Sur le blog d'Adrienne, le jour de mon anniversaire, on parlait de l'égalité des sexes.
Dans les commentaires, Adrienne me demandait si j'avais regardé les vidéos renseignées par Caro.
La réponse est "Oui, j'ai vu !"... et pour tout dire, dans ma longue existence, j'ai vu bien d'autres choses. Si je ne suis pas assez âgé pour avoir connu la grande époque des suffragettes anglaises, ni celle des ligues féminines américaines, je le suis assez pour avoir connu dans mon pays la concession du droit de vote aux femmes pour les élections parlementaires (c'était en 1948).
Après ça, plus rien ne m'a été épargné échappé, des tigresses du MLF aux chiennes de garde, et je passe sur les Groult, de Beauvoir et autre Badinter.
Mais rien ne vaut l'expérience personnelle :
L'ONU déclare mille-neuf-cent-septante-cinq année internationale de la Femme. Cette année-là, je viens d'être élu Chef d'Unité et, conscient de mes devoirs envers les jeunes dont je supervise l'encadrement, je participe à l'annuel Congrès des Chefs d'Unité organisé par la Fédération des Éclaireuses et Éclaireurs.
Lorsque je débarque, plein d'allant, sur le lieu du congrès (en l'occurrence l'ancienne abbaye de Brogne à Saint-Gérard transformée en auberge de jeunesse), admirant au passage la pancarte "Congrès des CU" trônant dans la parking de l'institution, les organisateurs me tombent sur le paletot.
"Vous, le nouveau, au nom de la coéducation, vous êtes désigné volontaire pour participer au groupe de discussion sur l'année internationale de la femme, il n'y a que des filles inscrites pour l'instant !"
À l'heure dite, je pénètre dans la salle réservée au groupe que j'ai choisi (Tonton, pourquoi tu tousses ?), prends place sur un siège au milieu de quelques représentantes du beau sexe (je ne dis pas faible, je ne suis pas fou !) et immédiatement, mes phéromones mâles font leur effet sur ces dames :
Elles me jettent des regards aussi accusateurs qu'assassins et m'exposent avec énergie, leurs griefs vis-à-vis du mouvement, de leurs conjoints, du monde en général et de moi, en particulier, au point que je me demande comment les cons qui m'ont choisi "Merle moïsiaque" (on ne rit pas !) comme totem ont pu passer à côté de "Bouc émissaire" qui eût bien mieux convenu en la circonstance.

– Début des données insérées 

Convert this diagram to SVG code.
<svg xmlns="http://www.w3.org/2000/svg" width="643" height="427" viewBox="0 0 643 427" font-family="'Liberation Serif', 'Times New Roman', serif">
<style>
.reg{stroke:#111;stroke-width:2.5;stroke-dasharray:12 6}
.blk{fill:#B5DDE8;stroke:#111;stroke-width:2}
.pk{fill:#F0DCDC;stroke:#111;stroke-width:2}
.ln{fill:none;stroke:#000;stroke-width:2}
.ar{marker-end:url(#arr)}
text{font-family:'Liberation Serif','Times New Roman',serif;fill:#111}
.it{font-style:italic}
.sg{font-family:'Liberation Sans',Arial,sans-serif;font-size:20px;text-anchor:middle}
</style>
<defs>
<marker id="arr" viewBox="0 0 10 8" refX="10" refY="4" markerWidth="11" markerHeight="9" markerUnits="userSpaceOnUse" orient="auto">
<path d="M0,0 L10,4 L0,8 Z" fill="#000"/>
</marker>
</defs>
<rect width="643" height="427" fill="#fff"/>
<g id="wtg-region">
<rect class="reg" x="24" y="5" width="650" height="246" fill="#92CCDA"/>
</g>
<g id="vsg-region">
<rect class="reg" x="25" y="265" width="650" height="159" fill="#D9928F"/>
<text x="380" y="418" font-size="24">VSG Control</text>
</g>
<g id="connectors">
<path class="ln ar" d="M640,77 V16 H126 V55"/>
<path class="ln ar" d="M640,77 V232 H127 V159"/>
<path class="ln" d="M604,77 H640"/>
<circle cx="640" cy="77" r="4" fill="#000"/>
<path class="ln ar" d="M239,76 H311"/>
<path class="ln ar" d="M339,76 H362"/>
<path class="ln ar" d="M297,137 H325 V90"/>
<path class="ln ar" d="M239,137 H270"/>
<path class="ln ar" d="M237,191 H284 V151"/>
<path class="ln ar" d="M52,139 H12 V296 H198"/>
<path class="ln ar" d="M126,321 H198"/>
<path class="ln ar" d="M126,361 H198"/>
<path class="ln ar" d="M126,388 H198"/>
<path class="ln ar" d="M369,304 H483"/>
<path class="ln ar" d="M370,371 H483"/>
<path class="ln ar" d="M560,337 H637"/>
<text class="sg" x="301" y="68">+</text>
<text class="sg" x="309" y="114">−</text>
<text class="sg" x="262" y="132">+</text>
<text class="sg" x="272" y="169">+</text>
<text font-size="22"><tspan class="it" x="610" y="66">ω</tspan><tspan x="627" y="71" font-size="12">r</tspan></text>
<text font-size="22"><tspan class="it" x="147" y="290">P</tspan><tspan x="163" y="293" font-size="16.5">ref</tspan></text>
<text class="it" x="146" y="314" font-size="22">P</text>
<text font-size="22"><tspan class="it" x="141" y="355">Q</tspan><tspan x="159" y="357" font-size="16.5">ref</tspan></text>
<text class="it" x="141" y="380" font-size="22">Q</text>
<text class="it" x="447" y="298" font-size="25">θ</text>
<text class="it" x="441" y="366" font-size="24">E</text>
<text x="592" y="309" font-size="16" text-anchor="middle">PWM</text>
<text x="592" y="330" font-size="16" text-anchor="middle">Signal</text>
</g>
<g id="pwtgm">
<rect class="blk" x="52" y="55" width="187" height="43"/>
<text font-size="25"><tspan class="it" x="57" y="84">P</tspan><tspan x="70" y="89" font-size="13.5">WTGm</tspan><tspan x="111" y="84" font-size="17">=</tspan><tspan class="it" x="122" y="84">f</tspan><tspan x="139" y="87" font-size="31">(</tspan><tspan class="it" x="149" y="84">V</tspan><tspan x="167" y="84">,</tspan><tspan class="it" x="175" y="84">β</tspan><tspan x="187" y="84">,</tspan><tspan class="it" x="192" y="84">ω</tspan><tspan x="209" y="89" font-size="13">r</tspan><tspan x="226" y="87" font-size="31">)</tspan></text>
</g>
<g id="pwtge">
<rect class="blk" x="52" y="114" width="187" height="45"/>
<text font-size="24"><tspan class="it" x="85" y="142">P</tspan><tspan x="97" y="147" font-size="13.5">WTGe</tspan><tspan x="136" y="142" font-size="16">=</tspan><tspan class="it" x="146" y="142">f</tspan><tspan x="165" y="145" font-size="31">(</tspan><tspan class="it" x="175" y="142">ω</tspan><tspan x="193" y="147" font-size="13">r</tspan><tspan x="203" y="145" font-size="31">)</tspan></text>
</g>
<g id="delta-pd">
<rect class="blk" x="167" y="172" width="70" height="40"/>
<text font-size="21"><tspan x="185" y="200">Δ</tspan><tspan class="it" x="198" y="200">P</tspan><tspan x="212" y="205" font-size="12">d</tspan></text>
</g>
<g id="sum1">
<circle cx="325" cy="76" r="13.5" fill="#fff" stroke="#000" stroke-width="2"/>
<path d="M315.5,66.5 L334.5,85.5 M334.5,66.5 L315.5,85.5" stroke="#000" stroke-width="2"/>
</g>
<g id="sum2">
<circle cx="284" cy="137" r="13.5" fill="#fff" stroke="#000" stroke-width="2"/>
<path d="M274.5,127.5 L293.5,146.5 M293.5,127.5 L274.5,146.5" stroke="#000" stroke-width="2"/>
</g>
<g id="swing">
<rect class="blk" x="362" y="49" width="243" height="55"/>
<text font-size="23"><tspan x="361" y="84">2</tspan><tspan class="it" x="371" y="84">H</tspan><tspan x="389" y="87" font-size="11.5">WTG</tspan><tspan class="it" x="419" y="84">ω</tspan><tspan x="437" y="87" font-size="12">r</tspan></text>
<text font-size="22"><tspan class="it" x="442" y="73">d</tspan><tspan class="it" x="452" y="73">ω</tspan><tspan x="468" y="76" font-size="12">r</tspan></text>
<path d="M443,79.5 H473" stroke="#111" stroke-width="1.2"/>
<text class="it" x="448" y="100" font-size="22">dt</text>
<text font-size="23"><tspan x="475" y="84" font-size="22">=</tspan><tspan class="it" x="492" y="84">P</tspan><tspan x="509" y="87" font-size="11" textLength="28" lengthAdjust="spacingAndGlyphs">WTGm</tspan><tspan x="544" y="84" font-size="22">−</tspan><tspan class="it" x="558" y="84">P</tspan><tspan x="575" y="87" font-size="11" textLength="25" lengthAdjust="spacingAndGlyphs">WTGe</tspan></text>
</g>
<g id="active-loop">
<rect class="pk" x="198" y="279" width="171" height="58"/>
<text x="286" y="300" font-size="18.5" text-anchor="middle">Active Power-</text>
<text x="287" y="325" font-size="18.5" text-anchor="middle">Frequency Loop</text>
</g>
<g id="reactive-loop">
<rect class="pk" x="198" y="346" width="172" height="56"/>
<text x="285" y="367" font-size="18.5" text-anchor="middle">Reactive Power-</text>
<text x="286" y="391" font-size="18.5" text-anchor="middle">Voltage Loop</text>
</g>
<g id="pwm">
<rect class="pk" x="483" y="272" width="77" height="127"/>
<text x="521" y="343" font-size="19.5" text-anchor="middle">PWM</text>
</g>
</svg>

Après qu'elles m'aient épluché par le détail les statistiques de la composition des staffs de tous les niveaux de la fédération, pour constater que plus on s'éloigne de la base, plus la proportion de femmes présentes à chaque niveau diminue, pour se terminer, outrage ultime, par la présence d'une unique femme parmi les douze membres du Conseil Fédéral, elles me posent LA question :
"Pourquoi ?!?"
Si la vigueur de leur attaque m'a un brin désarçonné, elle ne m'a pas enlevé mon sens de l'analyse (on est chimiste ou on ne l'est pas) et je risque, d'une voix calme et posée, l'hypothèse qui me paraît la plus plausible, l'accès à ces postes étant dans notre grand mouvement démocratique sujet à élections : "Peut-être n'y a-t-il pas assez de candidates ?"

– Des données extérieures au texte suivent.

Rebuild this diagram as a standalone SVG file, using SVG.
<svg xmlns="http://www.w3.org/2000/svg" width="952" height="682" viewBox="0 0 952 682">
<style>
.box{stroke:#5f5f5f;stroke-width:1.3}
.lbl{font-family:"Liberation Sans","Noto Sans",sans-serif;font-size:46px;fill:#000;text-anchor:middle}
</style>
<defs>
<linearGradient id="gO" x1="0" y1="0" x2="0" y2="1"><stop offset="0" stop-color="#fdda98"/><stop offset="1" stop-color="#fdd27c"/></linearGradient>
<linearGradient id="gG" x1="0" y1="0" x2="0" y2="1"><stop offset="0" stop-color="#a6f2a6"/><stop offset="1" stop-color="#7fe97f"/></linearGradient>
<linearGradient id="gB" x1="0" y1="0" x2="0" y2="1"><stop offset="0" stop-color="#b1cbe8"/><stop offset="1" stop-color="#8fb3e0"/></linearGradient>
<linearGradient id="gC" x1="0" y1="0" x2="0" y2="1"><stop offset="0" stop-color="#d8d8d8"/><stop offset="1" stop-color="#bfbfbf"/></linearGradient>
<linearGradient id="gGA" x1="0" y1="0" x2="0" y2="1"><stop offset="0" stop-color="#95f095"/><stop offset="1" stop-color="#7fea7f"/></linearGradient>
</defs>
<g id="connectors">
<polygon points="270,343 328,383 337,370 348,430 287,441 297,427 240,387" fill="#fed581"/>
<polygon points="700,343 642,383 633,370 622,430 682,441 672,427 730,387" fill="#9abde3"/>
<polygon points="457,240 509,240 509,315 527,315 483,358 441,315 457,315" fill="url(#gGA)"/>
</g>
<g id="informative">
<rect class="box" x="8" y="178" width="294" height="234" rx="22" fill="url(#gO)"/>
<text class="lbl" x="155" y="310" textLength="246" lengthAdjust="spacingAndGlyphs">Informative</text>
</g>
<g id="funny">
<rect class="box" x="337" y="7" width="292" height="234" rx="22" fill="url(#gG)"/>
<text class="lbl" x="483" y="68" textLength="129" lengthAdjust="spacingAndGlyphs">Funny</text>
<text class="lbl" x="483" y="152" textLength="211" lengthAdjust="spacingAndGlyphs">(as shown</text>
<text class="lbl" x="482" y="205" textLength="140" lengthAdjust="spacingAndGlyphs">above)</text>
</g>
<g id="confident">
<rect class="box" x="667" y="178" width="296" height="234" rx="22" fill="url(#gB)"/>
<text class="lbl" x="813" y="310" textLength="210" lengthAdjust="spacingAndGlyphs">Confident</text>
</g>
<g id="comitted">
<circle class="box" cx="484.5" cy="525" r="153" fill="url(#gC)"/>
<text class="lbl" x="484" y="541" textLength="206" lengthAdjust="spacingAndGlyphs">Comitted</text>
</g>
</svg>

C'est là que j'ai enfin vraiment compris ce que devait être la position des pandores évoqués par Brassens au milieu des furies du marché de Brive-la-Gaillarde.
"Les enfants !"
"Les repas !"
"Le boulot !"
"Le mari !"
"La lessive !"
"La maison !"
"L'école !"
J'ai échappé de peu aux coups de mamelles et j'ai risqué un faible : "Stéréotypes !" en refermant derrière moi le battant de la porte où s'est fiché le "Bowie knife" lancé par une main vigoureuse.